Bécquer, 150 años

La pintura y los Bécquer

  • Sólo el deceso de ambos en 1870 interrumpió el estrecho lazo afectivo de Valeriano y Gustavo Adolfo, los hijos del artista José Domínguez Bécquer

Valeriano Bécquer retratado por Alfredo Perea.

Valeriano Bécquer retratado por Alfredo Perea.

Los hermanos Bécquer fueron hijos del pintor José Domínguez Bécquer, coetáneo y amigo de Antonio María Esquivel y tributario del paisajismo urbano que David Roberts trajo a Sevilla a comienzos del XIX. Esto explica, por sí mismo, tanto la pericia plástica de ambos hermanos como la probidad con que Gustavo Adolfo sabe enjuiciar la pintura.

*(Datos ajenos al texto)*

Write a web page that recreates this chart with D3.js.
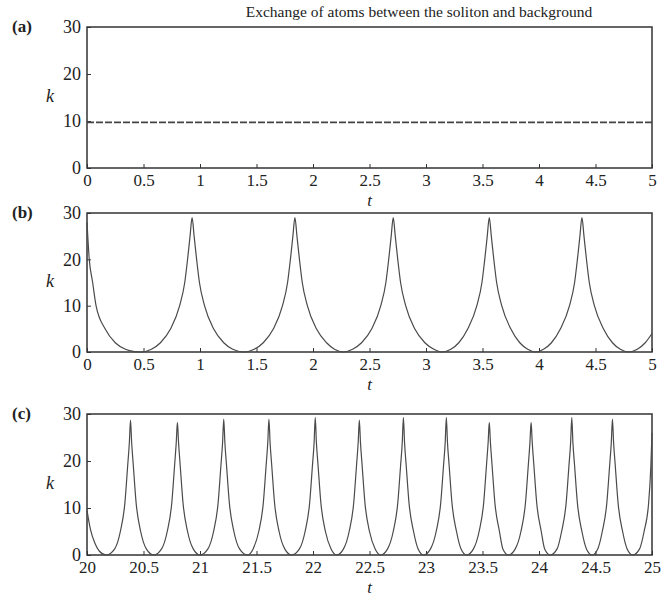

También explica con facilidad el hecho de que Valeriano firmara como Domínguez Bécquer, siguiendo el ejemplo de su padre, mientras su hermano, inclinado a la literatura romántica, escogió la sonoridad y la alcurnia gótica de sus antepasados germanos, flamencos o valones. Hay otro hecho, no obstante, que pudiera explicarse por el oficio pictórico del padre, así como por su desaparición prematura. Me refiero al estrecho lazo afectivo entre ambos hermanos, sólo interrumpido por la muerte, y al modo en que dicha orfandad cobró cuerpo, mediante la pintura.

Pedro Alfageme y Jesús Rubio tienen explicada suficientemente la tradición pictórica en la que se inserta Valeriano Bécquer. Tradición que incluye, naturalmente, a su padre, así como a sus posteriores maestros, Antonio Cabral Bejarano y su tío Joaquín Domínguez Bécquer. Tradición que incluye, en primer término, el doble magisterio de Murillo, tanto en lo que concierne a la profundidad ambarina de sus lienzos, como a su atención a lo popular, que le será decisiva en su pintura de madurez, cuando el Ministerio de Fomento le encargue fijar las costumbres españolas. Como es lógico, al llegar a Madrid, Valeriano conocerá la pintura de Velázquez, así como la soberbia y acuciosa pintura de Goya. De modo que su obra vendría ahormada, en adelante, no sólo por la vocación realista (origen de un delicado retratismo); sino por la impronta de lo popular, hendida por lo humorístico. Vale decir, por lo caricaturesco.

'Un leñador en las cercanías del Burgo de Osma' (1866) de Valeriano Domínguez Bécquer 'Un leñador en las cercanías del Burgo de Osma' (1866) de Valeriano Domínguez Bécquer

'Un leñador en las cercanías del Burgo de Osma' (1866) de Valeriano Domínguez Bécquer / Museo del Prado

Este mismo ejercicio de la caricatura, tan ligado a la prensa, es el que hará que, tiempo más tarde, se le atribuya a los hermanos Bécquer la autoría de Los borbones en pelota, firmado por Sem. Hoy parece probado que detrás de Sem, pseudónimo que habían utilizado los Bécquer como ilustradores del Gil Blas, se ocultaba Francisco Ortego, dibujante de ideas republicanas y anticlericales, y amigo de ambos hermanos. Lo cual vuelve a poner de relieve la vocación pictórica de los Bécquer (recuérdense, por ejemplo, las Bizarreries de Gustavo Adolfo), pero también su estrecha colaboración artística, fruto de una convicción que es también el pilar estético sobre el que reposa el XIX: la íntima convicción de que la pintura y la música expresan de un modo más completo, de una manera más íntima, la realidad poética del mundo. De ahí cabe deducir que, en el binomio Valeriano/Gustavo, sobre la mayoría de edad de Valeriano, triunfó el fondo heredado, tanto de la tradición estética del siglo, como del linaje pictórico y humano al que pertenecieron.

Es así como obtenemos un doble e inesperado retrato: Gustavo elogiando la pintura de su hermano como forma superior de intelección, más audaz y penetrante que la palabra; y Valeriano retratando a Gustavo mientras pinta, insertándose ambos en esa onda mayor de quienes conocen o se allegan con lo inefable.